Le Canada et le 5G de Huawei: prudence!

Depuis le début de son bras de fer avec la Chine, Ottawa a résisté à la tentation de lier le dossier d’extradition de la directrice financière du géant chinois Huawei et l’avenir au Canada de la technologie pour les réseaux 5G de Huawei. La Chine, elle, ne s’en est pas privée, ce qui devrait mettre le Canada sur ses gardes.

Déterminée à faire un exemple du Canada et à effrayer les pays enclins à résister à ses volontés, la Chine a répliqué à l’arrestation de Mme Meng, à la suite d’une demande d’extradition des autorités américaines, en s’en prenant à des ressortissants canadiens. Deux sont toujours détenus et soumis à un traitement avoisinant la torture. L’un d’eux est soumis à des interrogatoires qui contreviennent à la Convention de Vienne sur l’immunité diplomatique. Un troisième a vu sa peine de 15 ans de prison pour trafic de stupéfiants remplacée par une condamnation à mort.

Puis sont arrivées la semaine dernière les menaces de répercussions si le Canada exclut Huawei des fournisseurs autorisés des réseaux de communications sans fil de cinquième génération. Pékin a reculé depuis, mais le message n’a trompé personne. En usant de représailles et en proférant des menaces, le gouvernement chinois a implicitement reconnu avoir lui-même intérêt à ce que la technologie de son fleuron industriel soit adoptée à l’étranger.

Huawei est déjà implantée au Canada. BCE et Telus ont utilisé de son matériel pour équiper leurs réseaux de troisième et quatrième générations et ont déjà commencé à faire la même chose pour leurs réseaux 5G. Si le Canada décidait d’imiter les États-Unis, l’Australie et quelques autres pays et interdisait l’utilisation de l’équipement de Huawei pour les réseaux 5G, ce serait un casse-tête pour ces entreprises canadiennes.

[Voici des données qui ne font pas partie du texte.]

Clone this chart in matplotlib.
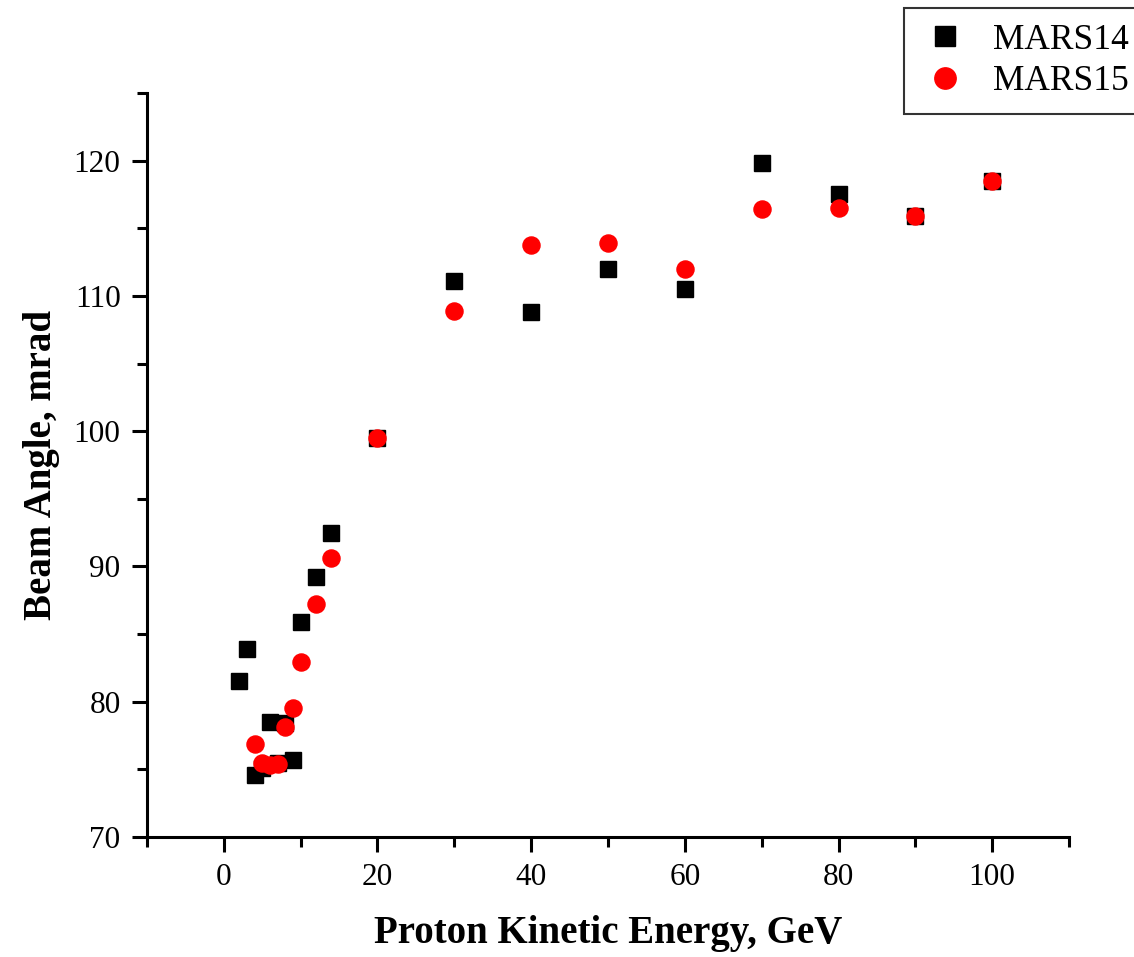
import matplotlib.pyplot as plt
from matplotlib.ticker import MultipleLocator

# energies, GeV
energy_m14 = [2, 3, 4, 5, 6, 7, 8, 9, 10, 12, 14, 20, 30, 40, 50, 60, 70, 80, 90, 100]
angle_m14 = [81.5, 83.9, 74.6, 75.1, 78.5, 75.5, 78.4, 75.7, 85.9, 89.2, 92.5,
             99.5, 111.1, 108.8, 112.0, 110.5, 119.8, 117.5, 115.9, 118.5]

energy_m15 = [4, 5, 6, 7, 8, 9, 10, 12, 14, 20, 30, 40, 50, 60, 70, 80, 90, 100]
angle_m15 = [76.9, 75.5, 75.3, 75.4, 78.1, 79.5, 82.9, 87.2, 90.6,
             99.5, 108.9, 113.8, 113.9, 112.0, 116.4, 116.5, 115.9, 118.5]

plt.rcParams['font.family'] = ['Liberation Serif', 'DejaVu Serif']

fig = plt.figure(figsize=(11.34, 9.57), dpi=100)
ax = fig.add_axes([0.1296, 0.1254, 0.8131, 0.7774])

ax.plot(energy_m14, angle_m14, 's', color='black', markersize=11.5, label='MARS14')
ax.plot(energy_m15, angle_m15, 'o', color='red', markersize=12.3, label='MARS15')

ax.set_xlim(-10, 110)
ax.set_ylim(70, 125)
ax.xaxis.set_major_locator(MultipleLocator(20))
ax.xaxis.set_minor_locator(MultipleLocator(10))
ax.yaxis.set_major_locator(MultipleLocator(10))
ax.yaxis.set_minor_locator(MultipleLocator(5))

for side in ['top', 'right']:
    ax.spines[side].set_visible(False)
for side in ['left', 'bottom']:
    ax.spines[side].set_linewidth(2.2)

ax.tick_params(which='major', direction='out', length=11, width=2.2, labelsize=22.5, pad=8)
ax.tick_params(which='minor', direction='out', length=7, width=2.2)

ax.set_xlabel('Proton Kinetic Energy, GeV', fontsize=28, fontweight='bold', labelpad=16)
ax.set_ylabel('Beam Angle, mrad', fontsize=28, fontweight='bold', labelpad=10)

# legend box runs off the right edge, as in the original
leg = fig.legend(loc='upper right', bbox_to_anchor=(1.009, 0.992), fontsize=25.5,
                 frameon=True, fancybox=False, edgecolor='black', handletextpad=0.65,
                 borderpad=0.45, labelspacing=0.25, handlelength=1.4, borderaxespad=0,
                 markerscale=1.25)
leg.get_frame().set_linewidth(1.5)

fig.savefig('out.png', dpi=100)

Mais voilà, la donne a changé. En 2017, la Chine a adopté une loi qui stipule qu’elle peut obliger les entreprises chinoises, même dites privées comme Huawei, à « coopérer et collaborer » avec ses services de renseignement. Comme le disait récemment au Globe and Mail un ancien directeur du Service canadien de renseignement et de sécurité (SCRS), Ward Elcock, « ce n’est pas Huawei qui pose un risque, mais la Chine ».


 

Le gouvernement Trudeau attend toujours l’évaluation des services de renseignement et de sécurité canadiens pour prendre une décision, mais les avertissements et les appels à l’exclusion de Huawei se multiplient. Au moins trois anciens directeurs du SCRS ont dit craindre que la présence de la technologie de Huawei dans les futurs réseaux 5G canadiens donne à la Chine la possibilité de se livrer à de l’espionnage, d’accéder à de l’information sensible ou même de nuire au bon fonctionnement des systèmes.

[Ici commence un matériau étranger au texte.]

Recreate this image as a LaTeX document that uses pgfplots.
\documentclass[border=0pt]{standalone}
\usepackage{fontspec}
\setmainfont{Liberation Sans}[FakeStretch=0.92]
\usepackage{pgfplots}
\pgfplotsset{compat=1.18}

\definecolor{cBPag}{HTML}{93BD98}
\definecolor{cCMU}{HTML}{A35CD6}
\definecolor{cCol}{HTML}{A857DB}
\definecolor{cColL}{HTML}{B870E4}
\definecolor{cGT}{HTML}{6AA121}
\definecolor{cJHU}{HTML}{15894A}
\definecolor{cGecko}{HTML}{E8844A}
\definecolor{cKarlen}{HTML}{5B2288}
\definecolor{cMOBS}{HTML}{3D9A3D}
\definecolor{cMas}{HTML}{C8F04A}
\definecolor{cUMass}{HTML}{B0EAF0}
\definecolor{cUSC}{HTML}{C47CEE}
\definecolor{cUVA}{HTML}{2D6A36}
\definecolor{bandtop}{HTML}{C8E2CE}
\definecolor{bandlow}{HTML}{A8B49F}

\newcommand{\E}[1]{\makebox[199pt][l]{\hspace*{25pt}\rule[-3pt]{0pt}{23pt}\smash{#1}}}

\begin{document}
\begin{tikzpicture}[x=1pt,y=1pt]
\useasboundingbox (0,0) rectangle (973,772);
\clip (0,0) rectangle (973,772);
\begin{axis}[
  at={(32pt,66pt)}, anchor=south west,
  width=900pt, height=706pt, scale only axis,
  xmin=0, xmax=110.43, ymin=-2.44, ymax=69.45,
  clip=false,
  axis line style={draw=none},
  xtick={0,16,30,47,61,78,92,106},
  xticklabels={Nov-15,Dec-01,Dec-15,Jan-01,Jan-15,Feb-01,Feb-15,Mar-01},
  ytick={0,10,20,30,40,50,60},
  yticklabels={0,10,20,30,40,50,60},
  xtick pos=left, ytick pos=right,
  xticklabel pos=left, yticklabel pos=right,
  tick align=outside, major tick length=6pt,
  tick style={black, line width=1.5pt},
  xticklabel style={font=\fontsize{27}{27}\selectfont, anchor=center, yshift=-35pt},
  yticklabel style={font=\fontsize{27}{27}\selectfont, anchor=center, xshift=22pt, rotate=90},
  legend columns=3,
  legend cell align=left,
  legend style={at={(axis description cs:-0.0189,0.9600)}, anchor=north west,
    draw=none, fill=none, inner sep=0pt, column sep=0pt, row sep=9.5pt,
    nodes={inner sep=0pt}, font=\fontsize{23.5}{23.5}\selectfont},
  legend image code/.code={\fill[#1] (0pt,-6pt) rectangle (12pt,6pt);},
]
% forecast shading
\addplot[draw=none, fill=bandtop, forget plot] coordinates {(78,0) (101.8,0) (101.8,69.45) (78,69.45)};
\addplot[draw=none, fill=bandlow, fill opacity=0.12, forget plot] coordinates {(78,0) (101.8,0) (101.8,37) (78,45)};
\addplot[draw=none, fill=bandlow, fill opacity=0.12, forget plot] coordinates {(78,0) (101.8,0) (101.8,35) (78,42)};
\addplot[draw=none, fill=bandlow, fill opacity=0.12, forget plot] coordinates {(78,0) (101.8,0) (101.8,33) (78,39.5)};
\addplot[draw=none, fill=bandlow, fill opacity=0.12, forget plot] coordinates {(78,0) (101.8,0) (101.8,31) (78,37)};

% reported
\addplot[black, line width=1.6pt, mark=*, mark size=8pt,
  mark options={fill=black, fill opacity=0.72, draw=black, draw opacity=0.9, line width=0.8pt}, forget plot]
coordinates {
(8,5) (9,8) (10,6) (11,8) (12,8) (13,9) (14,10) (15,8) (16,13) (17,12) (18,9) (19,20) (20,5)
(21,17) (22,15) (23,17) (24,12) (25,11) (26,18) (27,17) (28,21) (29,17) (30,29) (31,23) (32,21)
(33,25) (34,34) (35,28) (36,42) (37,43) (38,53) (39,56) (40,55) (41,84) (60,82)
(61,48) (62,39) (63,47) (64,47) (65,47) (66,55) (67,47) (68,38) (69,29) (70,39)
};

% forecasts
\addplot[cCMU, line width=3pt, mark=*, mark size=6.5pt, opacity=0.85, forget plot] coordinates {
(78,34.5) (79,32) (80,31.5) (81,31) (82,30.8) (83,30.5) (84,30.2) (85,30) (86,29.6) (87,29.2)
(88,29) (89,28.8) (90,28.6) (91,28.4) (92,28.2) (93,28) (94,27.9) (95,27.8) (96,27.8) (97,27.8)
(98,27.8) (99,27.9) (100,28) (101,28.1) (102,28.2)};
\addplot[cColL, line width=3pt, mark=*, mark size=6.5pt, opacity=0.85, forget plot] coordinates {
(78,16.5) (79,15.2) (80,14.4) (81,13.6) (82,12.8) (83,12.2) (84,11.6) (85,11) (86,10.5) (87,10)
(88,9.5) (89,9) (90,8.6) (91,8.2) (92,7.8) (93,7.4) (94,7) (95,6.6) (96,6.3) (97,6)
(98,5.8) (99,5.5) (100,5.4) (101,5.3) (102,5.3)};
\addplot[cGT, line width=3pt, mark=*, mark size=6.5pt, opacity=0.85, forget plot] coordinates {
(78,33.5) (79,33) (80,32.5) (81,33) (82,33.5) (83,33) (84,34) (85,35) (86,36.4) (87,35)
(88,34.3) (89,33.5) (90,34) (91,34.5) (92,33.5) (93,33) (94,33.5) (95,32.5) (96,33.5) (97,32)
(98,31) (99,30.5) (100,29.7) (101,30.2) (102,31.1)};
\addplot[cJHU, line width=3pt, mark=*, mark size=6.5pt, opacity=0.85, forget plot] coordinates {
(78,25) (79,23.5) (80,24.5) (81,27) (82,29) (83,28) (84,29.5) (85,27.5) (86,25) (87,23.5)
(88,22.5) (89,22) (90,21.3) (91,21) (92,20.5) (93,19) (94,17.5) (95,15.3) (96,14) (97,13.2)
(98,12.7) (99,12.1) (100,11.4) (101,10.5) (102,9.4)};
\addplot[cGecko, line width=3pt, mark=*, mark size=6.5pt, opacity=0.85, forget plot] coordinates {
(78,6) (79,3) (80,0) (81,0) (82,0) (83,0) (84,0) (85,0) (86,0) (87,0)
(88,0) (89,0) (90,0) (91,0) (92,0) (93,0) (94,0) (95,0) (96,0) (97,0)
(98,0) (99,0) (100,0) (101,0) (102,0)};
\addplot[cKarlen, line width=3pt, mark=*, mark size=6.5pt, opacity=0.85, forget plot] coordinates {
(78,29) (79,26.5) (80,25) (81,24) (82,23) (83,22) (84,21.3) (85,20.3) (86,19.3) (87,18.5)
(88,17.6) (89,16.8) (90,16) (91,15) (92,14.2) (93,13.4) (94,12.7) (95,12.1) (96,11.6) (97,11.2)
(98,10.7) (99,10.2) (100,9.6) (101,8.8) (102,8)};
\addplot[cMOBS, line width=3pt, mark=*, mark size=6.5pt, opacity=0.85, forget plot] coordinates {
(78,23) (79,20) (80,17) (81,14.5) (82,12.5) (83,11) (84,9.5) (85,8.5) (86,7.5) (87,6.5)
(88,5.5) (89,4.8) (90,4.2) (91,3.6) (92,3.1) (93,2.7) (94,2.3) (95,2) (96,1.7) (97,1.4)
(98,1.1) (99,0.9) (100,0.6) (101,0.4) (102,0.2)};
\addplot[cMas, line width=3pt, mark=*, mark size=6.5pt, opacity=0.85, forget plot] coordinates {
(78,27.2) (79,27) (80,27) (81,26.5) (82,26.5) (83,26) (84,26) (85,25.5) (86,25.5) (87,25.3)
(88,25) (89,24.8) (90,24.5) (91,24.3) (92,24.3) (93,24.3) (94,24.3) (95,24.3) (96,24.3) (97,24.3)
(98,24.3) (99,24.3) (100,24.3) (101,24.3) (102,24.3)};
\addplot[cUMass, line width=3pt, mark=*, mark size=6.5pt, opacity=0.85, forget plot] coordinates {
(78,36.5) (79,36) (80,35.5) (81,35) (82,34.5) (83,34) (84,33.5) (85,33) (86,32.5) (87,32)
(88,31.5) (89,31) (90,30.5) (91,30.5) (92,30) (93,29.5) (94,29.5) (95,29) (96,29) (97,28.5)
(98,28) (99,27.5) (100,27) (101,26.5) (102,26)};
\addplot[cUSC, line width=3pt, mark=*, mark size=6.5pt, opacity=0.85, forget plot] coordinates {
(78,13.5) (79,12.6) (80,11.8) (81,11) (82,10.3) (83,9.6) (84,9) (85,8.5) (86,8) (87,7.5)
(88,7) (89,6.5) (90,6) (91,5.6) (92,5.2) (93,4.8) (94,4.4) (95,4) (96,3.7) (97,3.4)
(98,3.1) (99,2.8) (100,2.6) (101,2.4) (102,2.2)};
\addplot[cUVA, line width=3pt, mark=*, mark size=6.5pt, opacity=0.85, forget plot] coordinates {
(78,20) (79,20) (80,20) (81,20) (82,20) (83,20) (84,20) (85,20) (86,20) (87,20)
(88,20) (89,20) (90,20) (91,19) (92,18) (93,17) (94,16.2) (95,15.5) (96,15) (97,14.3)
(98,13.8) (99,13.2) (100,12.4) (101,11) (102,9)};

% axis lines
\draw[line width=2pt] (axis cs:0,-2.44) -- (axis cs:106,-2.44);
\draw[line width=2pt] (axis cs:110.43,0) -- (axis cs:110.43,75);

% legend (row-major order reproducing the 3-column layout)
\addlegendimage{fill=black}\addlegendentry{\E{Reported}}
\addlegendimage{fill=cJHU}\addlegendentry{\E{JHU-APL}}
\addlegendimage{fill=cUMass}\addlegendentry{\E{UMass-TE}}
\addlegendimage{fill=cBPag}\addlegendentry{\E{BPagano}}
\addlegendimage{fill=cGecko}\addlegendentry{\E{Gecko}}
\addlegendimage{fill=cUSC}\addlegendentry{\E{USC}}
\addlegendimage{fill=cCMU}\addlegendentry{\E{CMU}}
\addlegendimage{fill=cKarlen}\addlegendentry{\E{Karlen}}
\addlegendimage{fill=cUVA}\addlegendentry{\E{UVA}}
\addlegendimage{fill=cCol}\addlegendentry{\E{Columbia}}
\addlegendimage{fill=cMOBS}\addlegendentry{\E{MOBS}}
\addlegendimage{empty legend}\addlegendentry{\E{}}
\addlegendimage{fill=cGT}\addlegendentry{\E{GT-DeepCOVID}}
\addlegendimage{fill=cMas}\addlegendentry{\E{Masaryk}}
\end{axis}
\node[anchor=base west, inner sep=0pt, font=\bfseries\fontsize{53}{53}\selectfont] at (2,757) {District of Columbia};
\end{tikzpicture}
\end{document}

En octobre, des membres du SCRS, dont le directeur du renseignement Mike Peirce, ont invité à la prudence une quinzaine d’universités ayant des relations étroites avec Huawei dans le domaine de la recherche. L’ex-conseiller de Justin Trudeau en matière de sécurité, Richard Fadden, écrivait dans le Globe cette semaine que cette crise montre que « la Chine est prête à recourir à des mesures extrêmes pour protéger ses intérêts ». Imaginez si elle avait un moyen d’accéder aux réseaux informatiques d’autres pays.

Le régime autoritaire chinois s’est durci sous le président à vie Xi Jinping et son emprise sur les acteurs économiques s’est resserrée. Conscient de son poids, il veut s’imposer sur la scène internationale, mais il ne cherche plus à faire croire qu’il est prêt à se plier aux règles du jeu pour faire son chemin. Son attitude à l’égard du Canada en témoigne.

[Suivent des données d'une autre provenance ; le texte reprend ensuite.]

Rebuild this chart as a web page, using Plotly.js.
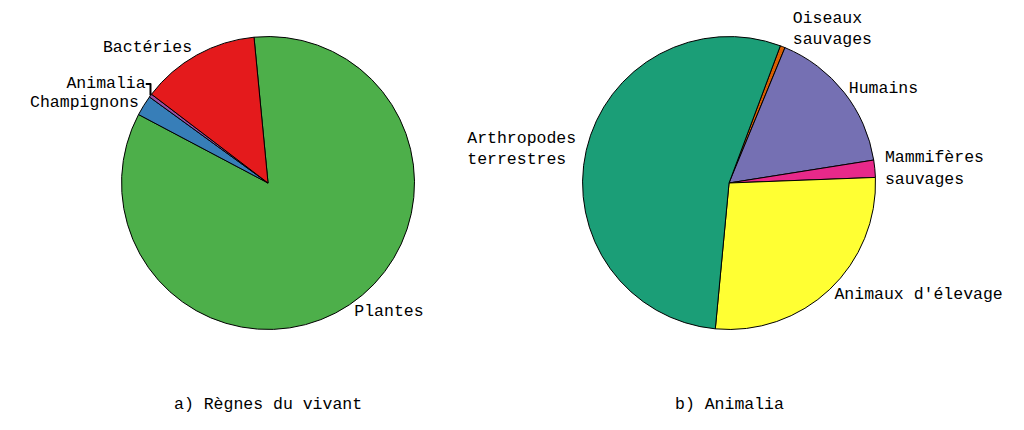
<!DOCTYPE html>
<html>
<head>
<meta charset="utf-8">
<script src="https://cdn.plot.ly/plotly-3.0.1.min.js"></script>
<style>
  html, body { margin: 0; padding: 0; background: #fff; }
  #chart { width: 1024px; height: 430px; }
</style>
</head>
<body>
<div id="chart"></div>
<script>
// biomasse (Gt C)
var regnes = ['Plantes', 'Champignons', 'Animalia', 'Bactéries'];
var biomasseRegnes = [450, 12, 2, 70];

var groupesAnimaux = ['Oiseaux<br>sauvages', 'Humains', 'Mammifères<br>sauvages', "Animaux d'élevage", 'Arthropodes<br>terrestres'];
var biomasseAnimaux = [0.002, 0.06, 0.007, 0.1, 0.2];

var titres = ['a) Règnes du vivant', 'b) Animalia'];

var police = {family: '"Liberation Mono", "Courier New", monospace', size: 16.5, color: '#000'};

// plotly centre les lignes : on complète à droite (police à chasse fixe) pour aligner à gauche
function alignerGauche(label) {
    var lignes = label.split('<br>');
    var n = Math.max.apply(null, lignes.map(function(l) { return l.length; }));
    return lignes.map(function(l) {
        while (l.length < n) l += '\u00a0';
        return l;
    }).join('<br>');
}

var regnesPie = {
    type: 'pie',
    labels: regnes,
    values: biomasseRegnes,
    sort: false,
    direction: 'clockwise',
    rotation: -5.5,
    textinfo: 'label',
    textposition: 'outside',
    outsidetextfont: police,
    marker: {
      colors: ['#4daf4a', '#377eb8', '#984ea3', '#e41a1c'],
      line: {color: '#000', width: 1}
    },
    domain: {x: [0.1187, 0.4048], y: [0.2337, 0.9151]},
    showlegend: false,
    hoverinfo: 'skip'
};

var animauxPie = {
    type: 'pie',
    labels: groupesAnimaux,
    text: groupesAnimaux.map(alignerGauche),
    values: biomasseAnimaux,
    sort: false,
    direction: 'clockwise',
    rotation: 20.5,
    textinfo: 'text',
    textposition: 'outside',
    outsidetextfont: police,
    marker: {
      colors: ['#d95f02', '#7570b3', '#e7298a', '#ffff33', '#1b9e77'],
      line: {color: '#000', width: 1}
    },
    domain: {x: [0.5689, 0.8550], y: [0.2337, 0.9151]},
    showlegend: false,
    hoverinfo: 'skip'
};

var layout = {
    width: 1024,
    height: 430,
    margin: {l: 0, r: 0, t: 0, b: 0},
    paper_bgcolor: '#fff',
    font: police,
    annotations: [
      {text: titres[0], x: 268 / 1024, y: 26 / 430, xref: 'paper', yref: 'paper', showarrow: false, xanchor: 'center', yanchor: 'middle', font: police},
      {text: titres[1], x: 729 / 1024, y: 26 / 430, xref: 'paper', yref: 'paper', showarrow: false, xanchor: 'center', yanchor: 'middle', font: police}
    ]
};

Plotly.newPlot('chart', [regnesPie, animauxPie], layout, {displayModeBar: false, staticPlot: true});
</script>
</body>
</html>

Mais s’il pensait ainsi faire plier ses vis-à-vis, il a plutôt provoqué un ressac qui pourrait nuire à ses intérêts. Nombre de gouvernements sont maintenant sur leurs gardes et certains, comme celui de l’Allemagne, réévaluent leur ouverture initiale à l’endroit de Huawei. Après tout, cette entreprise n’a pas le monopole de la technologie 5G. D’autres fournisseurs, comme les firmes suédoise Ericsson et finlandaise Nokia, présentes au Canada, sont sur les rangs.

La Chine a empoisonné le puits. La confiance n’est maintenant plus de mise, surtout quand il est question du déploiement d’une infrastructure stratégique comme les réseaux de communication sans fil de cinquième génération. Dans le contexte actuel, le Canada ne peut pas permettre à Huawei d’agir comme fournisseur de ses réseaux 5G.